I think it would be practically impossible to apply that, but of course it would be quite improper, not under this rule but under any other rule, for a noble Lord here to enter upon an elaborate philippic against a member of the other House because he was discussing some matter in this House. It world be quite irrelevant to do so, and I imagine would be out of order on that ground quite apart from this rule. The truth is that we have passed altogether beyond the period when this rule may have been, and I dare say was, a useful rule, and one can see that in view of another practice which has taken place recently, the extreme frequency of political speeches in the country and not only in Parliament. Supposing in this particular case Mr. Eden had made this statement outside—and I expect he has said very much the same thing in a speech outside the House of Commons—there would not have been the slightest objection to its being quoted in this House. It could then have been quoted perfectly freely. The fact that it was made in the House of Commons really does not seem to me to make any difference.

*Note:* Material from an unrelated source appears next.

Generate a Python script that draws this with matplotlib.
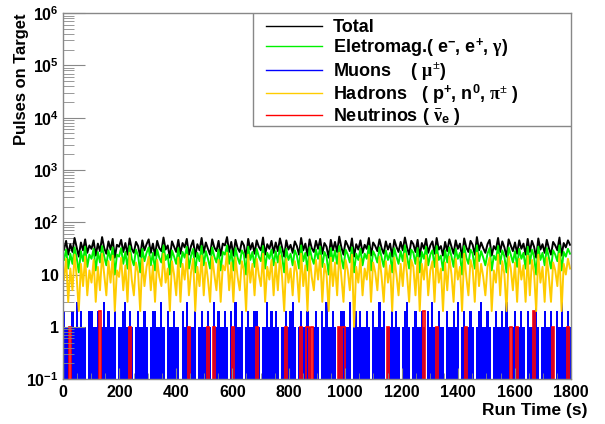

If the old rule about Privilege disappears, I see no difficulty. I do see, on the other hand, a great disadvantage, which was alluded to by Mr. Speaker Lowther in the extract I have just read. I see a great disadvantage in shutting out from our debates facts which are of real importance in enabling your Lordships to make up your minds on any question which is being debated here. The opinions of Ministers in this country, certainly on foreign affairs, are part of the very substance of our discussions, and it is a matter of the greatest importance obviously to know what Ministers have said on the subject. It is a matter of almost equal importance, perhaps even of more importance, to know what three or four or perhaps more leading members of the House of Commons have said in like manner; and to say that we are not to be allowed to bring what they have said into the consideration of matters that are discussed in this House does seem to me to be a very grave limitation of the material with which we have to deal in order to arrive at conclusions here. For those reasons I venture to hope that your Lordships will accept the Motion which I now move.

Moved to resolve, That the practice precluding the quotation in this House of speeches made in the House of Commons should no longer be insisted on.—(Viscount Cecil of Chelwood.)


My Lords, on behalf of my noble friends I should like in a word or two to support the noble Viscount's Motion for one or two reasons similar to those he has brought forward. It has always seemed to me that it is entirely artificial that this so-called rule should exist. It has existed, as we all know, in a certain form in the other House as well as here, but I think I can say it has been more honoured in the breach than in the observance in both Houses for a very long time past, by the introduction of that convenient phrase "in another place" indicating that a speech might perhaps have been made anywhere else whilst we all know quite well that the reference is in fact to a speech made in the other House of the Legislature.

Whatever may have been the original reasons in justification of the rule, so far as it ever has been a rule, I suggest that there are very good reasons why it should not be continued in operation now. We have had some very good examples even in this short session. The noble Earl the Leader of the House will remember that only a few days ago we had a debate on the question of a Ministry of Supply. We were compelled, if we were to discuss that matter intelligently, to have regard to proceedings in the House of Commons. We could not have discussed it intelligently otherwise, as a great many of the most material facts relating to the case had been stated in the House of Commons. For example, the speech of the Secretary of State for War was quoted by myself, and I think by others, because it was exceedingly material to the issue before us. When this House has not the responsible head of a State Department among its members, it is inevitable and I think most useful that we should be able to refer to his speech in another place. That debate and many others are clear instances of the many advantages which do in fact arise.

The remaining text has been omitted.